(a) Members and employees and former members and employees shall comply with the requirements of 18 U.S.C. 207 and 5 CFR part 2641 (Post employment conflict of interest restrictions). Members and employees and former members and employees should be aware that, among other restrictions, 18 U.S.C. 207 generally prohibits a former member or employee from knowingly communicating to or appearing before a Federal agency with the intent to influence a particular matter involving specific parties in which that person personally and substantially participated while at the Commission.
(b)
(1) Any former member or employee of the Commission who, within 2 years after ceasing to be such, is employed or retained as the representative of any person outside the Government in any matter in which it is contemplated that he or she will appear before the Commission, or communicate with the Commission or its employees, shall, within ten days of such retainer or employment, or of the time when appearance before, or communication with the Commission or its employees is first contemplated, file with the Office of the Ethics Counsel a statement which includes:
(i) A description of the contemplated representation;
(ii) An affirmative representation that the former employee while on the Commission's staff had neither personal and substantial responsibility nor official responsibility for the matter which is the subject of the representation; and
(iii) The name of the Commission Division or Office in which the person had been employed.
(2) The statement required by paragraph (b)(1) of this section may be filed electronically based on instructions provided by the Office of the Ethics Counsel at www.sec.gov, or filed in paper by mailing to the U.S. Securities & Exchange Commission, Office of the Ethics Counsel, 100 F Street NE., Washington, DC 20549-9150.
(3) Employment of a recurrent character may be covered by a single comprehensive statement.
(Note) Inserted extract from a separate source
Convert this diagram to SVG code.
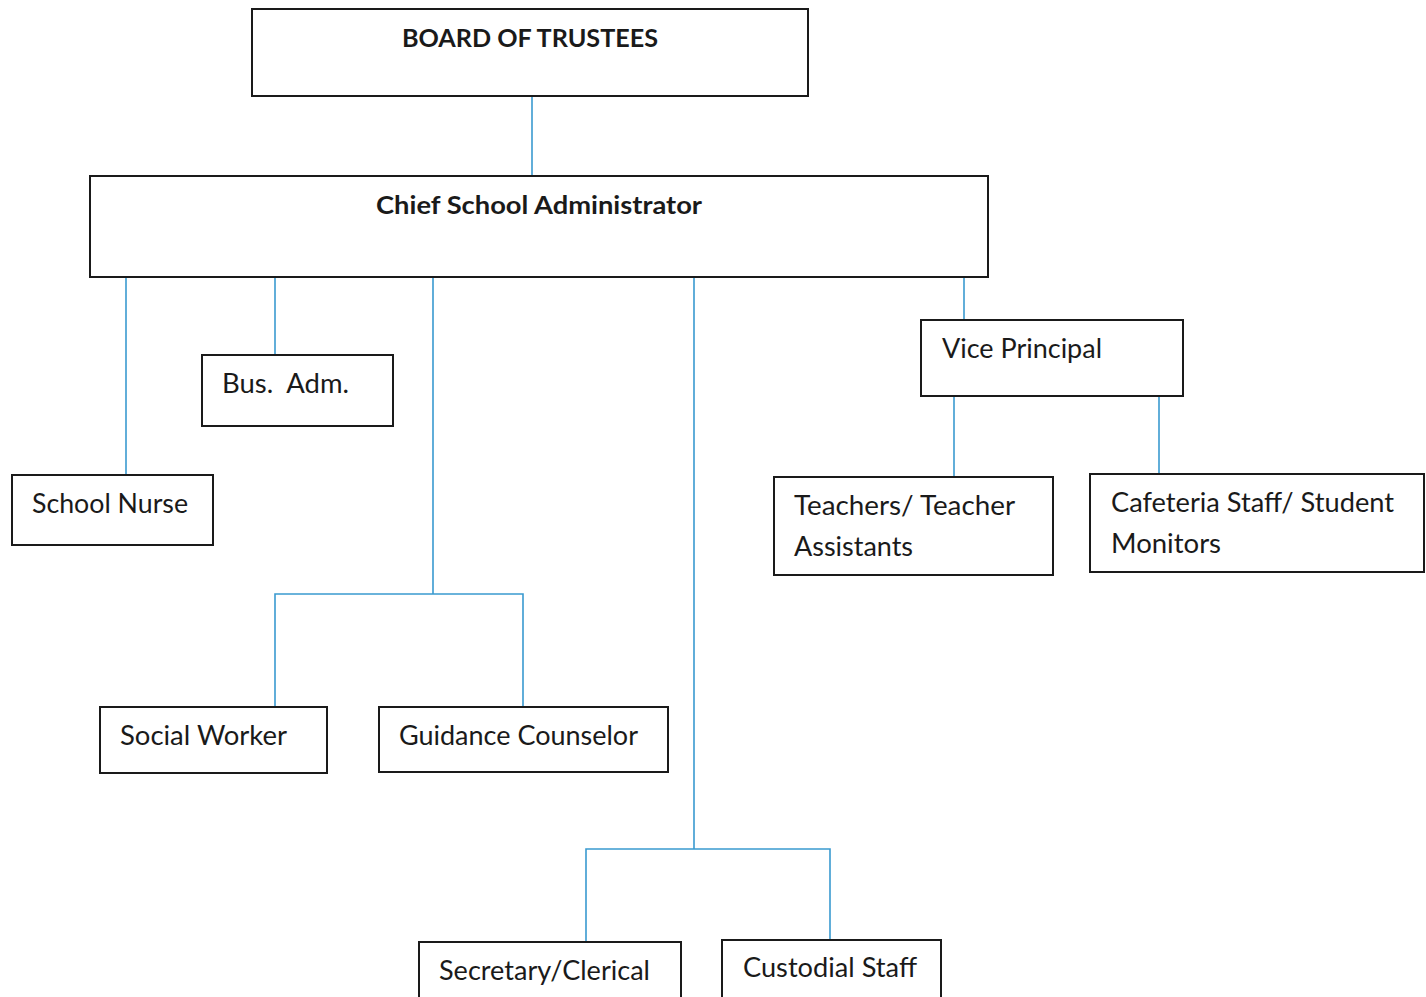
<svg xmlns="http://www.w3.org/2000/svg" width="1426" height="997" viewBox="0 0 1426 997">
<style>
.box{fill:#fff;stroke:#1a1a1a;stroke-width:2}
.t{font-family:Lato,"Open Sans","Liberation Sans",sans-serif;font-size:26px;fill:#1a1a1a}
.b{font-weight:bold;font-size:25px}
.c{fill:none;stroke:#3a9ad0;stroke-width:1.6}
</style>
<rect width="1426" height="997" fill="#fff"/>
<g id="connectors">
<path class="c" d="M532 96V176"/>
<path class="c" d="M126 277V475"/>
<path class="c" d="M275 277V355"/>
<path class="c" d="M433 277V594M275 707V594H523V707"/>
<path class="c" d="M694 277V849M586 942V849H830V940"/>
<path class="c" d="M964 277V320"/>
<path class="c" d="M954 396V477"/>
<path class="c" d="M1159 396V474"/>
</g>
<g id="board"><rect class="box" x="252" y="9" width="556" height="87"/><text class="t b" x="402" y="47" textLength="256" lengthAdjust="spacingAndGlyphs">BOARD OF TRUSTEES</text></g>
<g id="chief"><rect class="box" x="90" y="176" width="898" height="101"/><text class="t b" x="376" y="214" textLength="326" lengthAdjust="spacingAndGlyphs">Chief School Administrator</text></g>
<g id="bus"><rect class="box" x="202" y="355" width="191" height="71"/><text class="t" x="222" y="393" textLength="127" lengthAdjust="spacingAndGlyphs" xml:space="preserve">Bus.  Adm.</text></g>
<g id="nurse"><rect class="box" x="12" y="475" width="201" height="70"/><text class="t" x="32" y="513" textLength="156" lengthAdjust="spacingAndGlyphs">School Nurse</text></g>
<g id="social"><rect class="box" x="100" y="707" width="227" height="66"/><text class="t" x="120" y="745" textLength="167" lengthAdjust="spacingAndGlyphs">Social Worker</text></g>
<g id="guidance"><rect class="box" x="379" y="707" width="289" height="65"/><text class="t" x="399" y="745" textLength="239" lengthAdjust="spacingAndGlyphs">Guidance Counselor</text></g>
<g id="secretary"><rect class="box" x="419" y="942" width="262" height="60"/><text class="t" x="439" y="980" textLength="211" lengthAdjust="spacingAndGlyphs">Secretary/Clerical</text></g>
<g id="custodial"><rect class="box" x="722" y="940" width="219" height="60"/><text class="t" x="743" y="977" textLength="174" lengthAdjust="spacingAndGlyphs">Custodial Staff</text></g>
<g id="vp"><rect class="box" x="921" y="320" width="262" height="76"/><text class="t" x="942" y="358" textLength="160" lengthAdjust="spacingAndGlyphs">Vice Principal</text></g>
<g id="teachers"><rect class="box" x="774" y="477" width="279" height="98"/><text class="t" x="794" y="515" textLength="221" lengthAdjust="spacingAndGlyphs">Teachers/ Teacher</text><text class="t" x="794" y="556" textLength="119" lengthAdjust="spacingAndGlyphs">Assistants</text></g>
<g id="cafeteria"><rect class="box" x="1090" y="474" width="334" height="98"/><text class="t" x="1111" y="512" textLength="283" lengthAdjust="spacingAndGlyphs">Cafeteria Staff/ Student</text><text class="t" x="1111" y="553" textLength="110" lengthAdjust="spacingAndGlyphs">Monitors</text></g>
</svg>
Each such statement should include an appropriate caption indicating that it is filed pursuant to this section. The reporting requirements of this paragraph do not apply to
(i) Communications incidental to court appearances in litigation involving the Commission; and
(ii) Oral communications concerning ministerial or informational matters or requests for oral advice not otherwise prohibited by paragraph (a) of this section.
(c) As used in this section, the term appear before the commission means physical presence before the Commission or its employees in either a formal or informal setting or the conveyance of material in connection with a formal appearance or application to the Commission. As used in this section the term communication with intent to influence does not encompass communications which are not for the purpose of influencing the Commission or any of its employees or which, at the time of the filings, are reasonably believed not to involve any potential controversy. As used in this section, the term representative or representative capacity shall include not only the usual type of representation by an attorney, etc., but also representation of a corporation in the capacity of an officer, director or controlling stockholder thereof.
(d)
(1) Partners or associates of any person disqualified from appearing or practicing before the Commission in a particular matter are also disqualified. Such partners or associates (the firm) may request a waiver of this prohibition from the Commission by writing a letter to the General Counsel of the commission setting forth the facts of the proposed representation and the individual's disqualification. In appropriate situations, a firm may request a generic waiver with respect to a number of different matters. Upon the advice of the Office of the General Counsel, the Commission, or the General Counsel exercising delegated authority, will advise the requestor of the Commission's response.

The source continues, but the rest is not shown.